Mais avant cela, que d’étapes : dans le four, chaux (un peu), sable, groisil surtout, et éventuellement pigments pour teinter, sont d’abord mélangés et portés à fusion (1 500 °C) ; le verre – celui que nous voyons est sans plomb (avec du plomb, c’est du cristal), sans substances non désirables (cadmium, arsenic) – coule littéralement le long d’un toboggan jusqu’à un moule – il y en a déjà un millier en stock, pour autant de formes possibles – d’où sortira, en bout de tunnel, durcie mais toujours chaude, pour ne pas dire brûlante, la pièce prévue, avant qu’elle ne rejoigne d’autres postes, où elle sera tour à tour usinée, polie, émaillée, marquée à l’encre ou au métal précieux, laquée ou bien nacrée en fin de parcours. Spécialisée dans les petites pièces, Ematek déploie une multitude de possibilités. Un atout de plus pour cette entreprise loudunaise qui gagne !
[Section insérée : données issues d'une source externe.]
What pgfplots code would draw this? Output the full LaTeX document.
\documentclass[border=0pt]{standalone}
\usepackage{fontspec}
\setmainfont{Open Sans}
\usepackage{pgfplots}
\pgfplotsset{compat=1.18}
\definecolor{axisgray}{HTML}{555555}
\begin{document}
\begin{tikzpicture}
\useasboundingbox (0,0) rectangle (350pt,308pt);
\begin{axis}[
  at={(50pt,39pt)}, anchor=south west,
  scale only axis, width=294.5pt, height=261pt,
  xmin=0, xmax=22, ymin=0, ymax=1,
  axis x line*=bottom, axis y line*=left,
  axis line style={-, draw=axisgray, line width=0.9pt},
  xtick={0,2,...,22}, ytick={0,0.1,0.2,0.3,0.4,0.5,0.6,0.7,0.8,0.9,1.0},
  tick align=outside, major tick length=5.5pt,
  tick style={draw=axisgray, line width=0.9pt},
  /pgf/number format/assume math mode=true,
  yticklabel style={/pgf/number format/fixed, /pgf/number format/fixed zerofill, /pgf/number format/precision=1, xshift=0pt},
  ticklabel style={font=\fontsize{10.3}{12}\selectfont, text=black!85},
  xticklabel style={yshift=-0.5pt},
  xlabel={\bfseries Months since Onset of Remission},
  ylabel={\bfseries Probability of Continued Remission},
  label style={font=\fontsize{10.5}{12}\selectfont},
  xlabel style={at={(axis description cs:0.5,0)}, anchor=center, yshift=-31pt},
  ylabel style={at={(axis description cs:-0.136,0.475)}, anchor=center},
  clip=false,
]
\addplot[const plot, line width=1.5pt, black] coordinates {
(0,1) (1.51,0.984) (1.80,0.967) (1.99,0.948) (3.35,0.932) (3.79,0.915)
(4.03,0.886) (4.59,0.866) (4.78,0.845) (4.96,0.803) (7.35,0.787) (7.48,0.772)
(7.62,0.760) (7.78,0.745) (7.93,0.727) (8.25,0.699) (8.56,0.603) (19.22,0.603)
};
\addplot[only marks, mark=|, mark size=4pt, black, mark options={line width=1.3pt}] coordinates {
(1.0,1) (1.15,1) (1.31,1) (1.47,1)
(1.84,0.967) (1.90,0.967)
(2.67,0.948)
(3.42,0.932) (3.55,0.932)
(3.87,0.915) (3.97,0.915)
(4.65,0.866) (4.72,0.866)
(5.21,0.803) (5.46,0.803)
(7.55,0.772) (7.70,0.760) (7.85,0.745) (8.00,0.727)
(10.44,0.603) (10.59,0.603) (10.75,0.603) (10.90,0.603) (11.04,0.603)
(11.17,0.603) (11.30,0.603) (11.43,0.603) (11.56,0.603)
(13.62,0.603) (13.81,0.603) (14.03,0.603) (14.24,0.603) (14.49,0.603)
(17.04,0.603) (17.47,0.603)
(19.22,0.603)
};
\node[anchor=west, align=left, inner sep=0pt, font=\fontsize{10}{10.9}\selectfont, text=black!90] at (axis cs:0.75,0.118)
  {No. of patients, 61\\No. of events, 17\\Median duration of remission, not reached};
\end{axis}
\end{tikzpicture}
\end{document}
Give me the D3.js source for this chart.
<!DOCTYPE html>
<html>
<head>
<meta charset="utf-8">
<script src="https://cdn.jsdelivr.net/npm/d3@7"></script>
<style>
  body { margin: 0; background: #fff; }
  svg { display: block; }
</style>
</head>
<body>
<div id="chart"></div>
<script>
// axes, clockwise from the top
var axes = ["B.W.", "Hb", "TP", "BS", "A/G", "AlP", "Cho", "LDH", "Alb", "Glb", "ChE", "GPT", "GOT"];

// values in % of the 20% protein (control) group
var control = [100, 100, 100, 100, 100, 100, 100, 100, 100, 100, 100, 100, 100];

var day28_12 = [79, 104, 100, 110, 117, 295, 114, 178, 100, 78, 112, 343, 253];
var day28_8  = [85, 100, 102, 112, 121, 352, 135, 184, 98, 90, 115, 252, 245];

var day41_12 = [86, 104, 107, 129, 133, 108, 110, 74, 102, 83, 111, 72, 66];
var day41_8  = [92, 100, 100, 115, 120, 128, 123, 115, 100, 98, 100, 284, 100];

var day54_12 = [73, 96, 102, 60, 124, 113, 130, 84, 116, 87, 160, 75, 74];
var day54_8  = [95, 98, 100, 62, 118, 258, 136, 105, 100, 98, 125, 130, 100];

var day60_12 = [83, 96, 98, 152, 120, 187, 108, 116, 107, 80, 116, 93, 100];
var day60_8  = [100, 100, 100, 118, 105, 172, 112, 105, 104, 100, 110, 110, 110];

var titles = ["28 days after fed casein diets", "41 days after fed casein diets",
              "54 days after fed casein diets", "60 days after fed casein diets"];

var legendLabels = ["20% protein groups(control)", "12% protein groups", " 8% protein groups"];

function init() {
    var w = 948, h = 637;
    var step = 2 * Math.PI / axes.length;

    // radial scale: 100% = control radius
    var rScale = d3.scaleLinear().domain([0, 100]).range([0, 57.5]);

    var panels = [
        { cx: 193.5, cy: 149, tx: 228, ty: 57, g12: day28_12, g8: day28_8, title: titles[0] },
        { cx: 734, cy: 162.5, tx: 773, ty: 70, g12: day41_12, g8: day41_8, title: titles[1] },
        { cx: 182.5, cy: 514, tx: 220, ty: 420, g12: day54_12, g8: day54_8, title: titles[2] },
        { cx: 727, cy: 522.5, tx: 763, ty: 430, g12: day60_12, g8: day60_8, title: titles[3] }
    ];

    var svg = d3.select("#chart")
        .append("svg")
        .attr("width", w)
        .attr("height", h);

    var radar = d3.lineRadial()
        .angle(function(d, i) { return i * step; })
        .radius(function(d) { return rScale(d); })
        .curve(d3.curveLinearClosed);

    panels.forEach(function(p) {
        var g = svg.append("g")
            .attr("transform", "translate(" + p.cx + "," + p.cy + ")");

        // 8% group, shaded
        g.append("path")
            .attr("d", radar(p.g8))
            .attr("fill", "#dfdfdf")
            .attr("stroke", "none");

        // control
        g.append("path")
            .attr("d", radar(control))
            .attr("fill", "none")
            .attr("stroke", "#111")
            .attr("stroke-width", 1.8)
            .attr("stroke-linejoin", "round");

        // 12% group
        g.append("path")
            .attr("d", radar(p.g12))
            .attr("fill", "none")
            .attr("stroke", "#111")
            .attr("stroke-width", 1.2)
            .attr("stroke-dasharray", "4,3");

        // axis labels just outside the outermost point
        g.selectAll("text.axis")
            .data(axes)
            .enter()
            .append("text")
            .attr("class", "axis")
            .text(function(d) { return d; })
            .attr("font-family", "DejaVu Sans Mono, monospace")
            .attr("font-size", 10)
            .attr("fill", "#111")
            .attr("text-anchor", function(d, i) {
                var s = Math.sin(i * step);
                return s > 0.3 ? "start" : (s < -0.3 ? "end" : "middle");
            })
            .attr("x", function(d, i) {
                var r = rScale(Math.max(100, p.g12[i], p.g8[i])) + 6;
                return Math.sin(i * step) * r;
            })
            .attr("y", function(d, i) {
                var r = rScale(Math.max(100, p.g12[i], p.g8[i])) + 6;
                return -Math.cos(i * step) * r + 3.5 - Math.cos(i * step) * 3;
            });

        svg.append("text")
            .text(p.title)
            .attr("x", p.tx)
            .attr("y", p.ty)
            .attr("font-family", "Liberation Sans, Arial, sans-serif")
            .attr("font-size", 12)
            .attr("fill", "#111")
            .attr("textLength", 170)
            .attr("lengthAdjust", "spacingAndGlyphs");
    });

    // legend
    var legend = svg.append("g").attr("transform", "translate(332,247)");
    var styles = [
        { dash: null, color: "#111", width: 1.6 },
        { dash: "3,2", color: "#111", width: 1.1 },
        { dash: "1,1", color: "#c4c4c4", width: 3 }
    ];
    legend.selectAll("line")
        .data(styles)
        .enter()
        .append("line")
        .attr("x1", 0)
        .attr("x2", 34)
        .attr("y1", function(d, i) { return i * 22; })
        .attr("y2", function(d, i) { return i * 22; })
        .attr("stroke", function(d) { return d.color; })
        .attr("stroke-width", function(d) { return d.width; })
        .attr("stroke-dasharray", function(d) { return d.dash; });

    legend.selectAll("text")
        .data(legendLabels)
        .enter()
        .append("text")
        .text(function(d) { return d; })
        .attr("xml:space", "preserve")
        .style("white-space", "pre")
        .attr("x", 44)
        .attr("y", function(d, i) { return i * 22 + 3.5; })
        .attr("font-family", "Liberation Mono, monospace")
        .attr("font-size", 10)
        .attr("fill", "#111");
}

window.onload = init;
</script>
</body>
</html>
Transmission de savoir-faire, mode d’emploi
Il n’y a pas réellement de formations aux métiers exercés chez Ematek. Alors, comment ce savoir-faire qu’elle revendique s’obtient-il, se transmet-il ? « Nous préférons former nous-mêmes, indique Pascal Ancelin. Nous avons pour projet de mettre en place des tutos vidéo avec les meilleures pratiques. Cela permettra de montrer les bons gestes, d’avoir une base documentaire. C’est encore intangible. » En cas de besoin, Ematek fait appel aux intérimaires, les forme (ce qui demande du temps, car personne n’est directement opérationnel du jour au lendemain), et propose éventuellement un CDI aux plus motivés.
Lire aussi : Marc Collet, de l’industrie à l’artisanat d’art
Chronologie
- 1929 : Vincent et Alexandre Alexanian créent Ematek à Paris.
- 1974 : L’entreprise s’installe à Chinon.
- 1985 : Ematek à Loudun.
- 2002 : Rachat par Arc international.
- 2008 : Fermeture envisagée. Mais deux salariés décident de poursuivre.
- 2021 : Agrandissement et modernisation de l’atelier.